5.  Click on the image of the velocity data in the menu on the upper left and drag it onto the plot of “Position” you should already have. Do the same for the acceleration data. Notice what you get. Also, notice how crummy the acceleration graph looks (You may have to zoom in on it to see just how bad it is if it comes up with some huge scale. Practice using the axes stretching or the Mouse Select/autoscale features to zoom in). Basically, the motion sensor calculates velocity and acceleration by taking the differences x2-x1 and dividing by the time for one tick to get velocity, then doing the same for acceleration.

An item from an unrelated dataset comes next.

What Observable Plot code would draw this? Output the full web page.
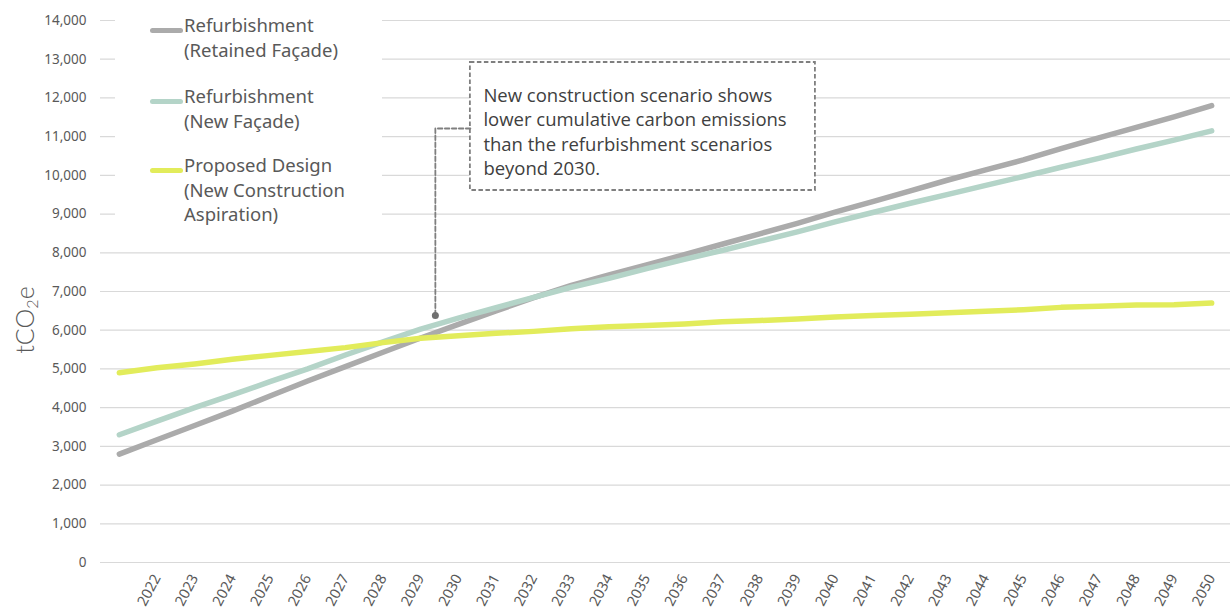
<!DOCTYPE html>
<html>
<head>
<meta charset="utf-8">
<script src="https://cdn.jsdelivr.net/npm/d3@7"></script>
<script src="https://cdn.jsdelivr.net/npm/@observablehq/plot@0.6"></script>
<style>
  html, body { margin: 0; padding: 0; background: #fff; }
  #wrap { position: relative; width: 1231px; height: 612px; overflow: hidden; }
  #legend { position: absolute; left: 115px; top: 8px; width: 267px; height: 222px; background: #fff;
            font-family: "Noto Sans", sans-serif; font-size: 18.5px; line-height: 24.5px; color: #595959; }
  .sw { position: absolute; left: 35px; width: 33px; height: 5px; border-radius: 3px; }
  .lt { position: absolute; left: 69px; white-space: nowrap; }
  #ylab { position: absolute; left: 25px; top: 320px; transform: translate(-50%, -50%) rotate(-90deg);
          font-family: Lato, sans-serif; font-weight: 300; font-size: 25px; color: #595959; white-space: nowrap; }
  #ylab sub { font-size: 0.65em; vertical-align: -0.25em; }
</style>
</head>
<body>
<div id="wrap"></div>
<script>
// ---- data ----
const years = [2021,2022,2023,2024,2025,2026,2027,2028,2029,2030,2031,2032,2033,2034,2035,2036,2037,2038,2039,2040,2041,2042,2043,2044,2045,2046,2047,2048,2049,2050];
const tickYears = [2022,2023,2024,2025,2026,2027,2028,2029,2030,2031,2032,2033,2034,2035,2036,2037,2038,2039,2040,2041,2042,2043,2044,2045,2046,2047,2048,2049,2050];
const yTicks = [0,1000,2000,3000,4000,5000,6000,7000,8000,9000,10000,11000,12000,13000,14000];
const retainedFacade = [2800,3170,3540,3910,4300,4690,5060,5430,5800,6150,6500,6840,7160,7430,7690,7950,8220,8490,8760,9050,9320,9600,9880,10140,10400,10690,10970,11240,11510,11800];
const newFacade = [3300,3650,4000,4330,4670,5000,5360,5700,6030,6310,6580,6850,7110,7340,7590,7830,8060,8300,8540,8800,9040,9280,9510,9740,9970,10210,10440,10680,10910,11150];
const proposedDesign = [4900,5030,5130,5250,5350,5450,5550,5680,5790,5860,5920,5970,6040,6090,6120,6160,6220,6250,6290,6340,6380,6410,6450,6490,6530,6590,6620,6650,6660,6700];
const seriesNames = ["Refurbishment\n(Retained Façade)", "Refurbishment\n(New Façade)", "Proposed Design\n(New Construction\nAspiration)"];
const seriesColors = ["#ababab", "#b4d4c8", "#e2ec5b"];
const annotationText = "New construction scenario shows\nlower cumulative carbon emissions\nthan the refurbishment scenarios\nbeyond 2030.";
// annotation anchor (data coords) and box extent
const annPoint = {x: 2029.39, y: 6380};
const annElbowY = 11210;
const annBox = {x1: 2030.32, x2: 2039.48, y1: 9609, y2: 12915};

const seriesValues = [retainedFacade, newFacade, proposedDesign];
const rows = [];
seriesValues.forEach((vals, s) => vals.forEach((v, i) => rows.push({year: years[i], value: v, series: s})));

const leader = [
  {x: annBox.x1, y: annElbowY},
  {x: annPoint.x, y: annElbowY},
  {x: annPoint.x, y: annPoint.y}
];

const chart = Plot.plot({
  width: 1231,
  height: 612,
  marginLeft: 100,
  marginRight: 1,
  marginTop: 20,
  marginBottom: 50,
  style: {fontFamily: "'Noto Sans', sans-serif", fontSize: "13.5px", color: "#595959", background: "transparent"},
  x: {domain: [2020.5, 2050.5]},
  y: {domain: [0, 14000]},
  marks: [
    Plot.ruleY(yTicks, {stroke: "#d9d9d9", strokeWidth: 1.2}),
    Plot.axisY(yTicks, {tickSize: 0, tickPadding: 14, tickFormat: d3.format(","), label: null, fill: "#595959"}),
    Plot.axisX(tickYears, {tickSize: 0, tickPadding: 13, tickRotate: -62, fontSize: 14.5, tickFormat: d => String(d), label: null, fill: "#595959"}),
    ...seriesValues.map((vals, s) => Plot.line(rows.filter(r => r.series === s), {
      x: "year", y: "value", stroke: seriesColors[s], strokeWidth: 5.5,
      strokeLinecap: "round", strokeLinejoin: "round"
    })),
    Plot.rect([annBox], {x1: "x1", x2: "x2", y1: "y1", y2: "y2", fill: "white", stroke: "#7f7f7f", strokeWidth: 1.8, strokeDasharray: "4.5,2.5"}),
    Plot.line(leader, {x: "x", y: "y", stroke: "#7f7f7f", strokeWidth: 1.8, strokeDasharray: "4.5,2.5"}),
    Plot.dot([annPoint], {x: "x", y: "y", r: 3.5, fill: "#707070"}),
    Plot.text([annBox], {x: "x1", y: "y2", text: () => annotationText, textAnchor: "start", lineAnchor: "top",
      dx: 13, dy: 22, fontSize: 18.5, lineHeight: 1.32, fill: "#404040", fontFamily: "'Open Sans', sans-serif"})
  ]
});

const wrap = document.getElementById("wrap");
wrap.appendChild(chart);

// legend (HTML overlay)
const legend = document.createElement("div");
legend.id = "legend";
const groupTops = [5, 76, 145];
seriesNames.forEach((name, i) => {
  const sw = document.createElement("div");
  sw.className = "sw";
  sw.style.background = seriesColors[i];
  sw.style.top = (groupTops[i] + 15) + "px";
  legend.appendChild(sw);
  const t = document.createElement("div");
  t.className = "lt";
  t.style.top = groupTops[i] + "px";
  t.innerHTML = name.split("\n").join("<br>");
  legend.appendChild(t);
});
wrap.appendChild(legend);

const ylab = document.createElement("div");
ylab.id = "ylab";
ylab.innerHTML = "tCO<sub>2</sub>e";
wrap.appendChild(ylab);
</script>
</body>
</html>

Given the inherent error on the measurements, the second set of differences used to calculate acceleration can have a lot of noise.

6.  You can graph each of the variables separately if you drag them down to the “Graph” icon in the lower left portion instead of adding them to the original graph.

7.  Select the multi-variable graph (the one with position, velocity, and acceleration) and print it for your records.

Activity 1-3: Changing Sensor Parameters

1.  Clear the data from your previous experiments.

2.  Click on “Setup” again.

3.  For the Motion Sensor, you can change how rapidly it acquires data. Click on the “+” to raise the rate up to 50Hz. Exit Setup by clicking on the box in the upper left corner.

4.  Take one round of data with the motion sensor running much faster. You might want to try running away from the sensor. Try it once at high sensor rate, and once at a slow rate to see the difference on the plots. Zoom in to see the differences in detail. Higher data rates will be used in some of the experiments to reveal features of the data that occur at high speed (such as forces in a collision) or to provide better accuracy.

End-of-lab Checklist:

m  Please Quit from “DataStudio” before leaving the lab.

m  Keep your graphs and this writeup for reference.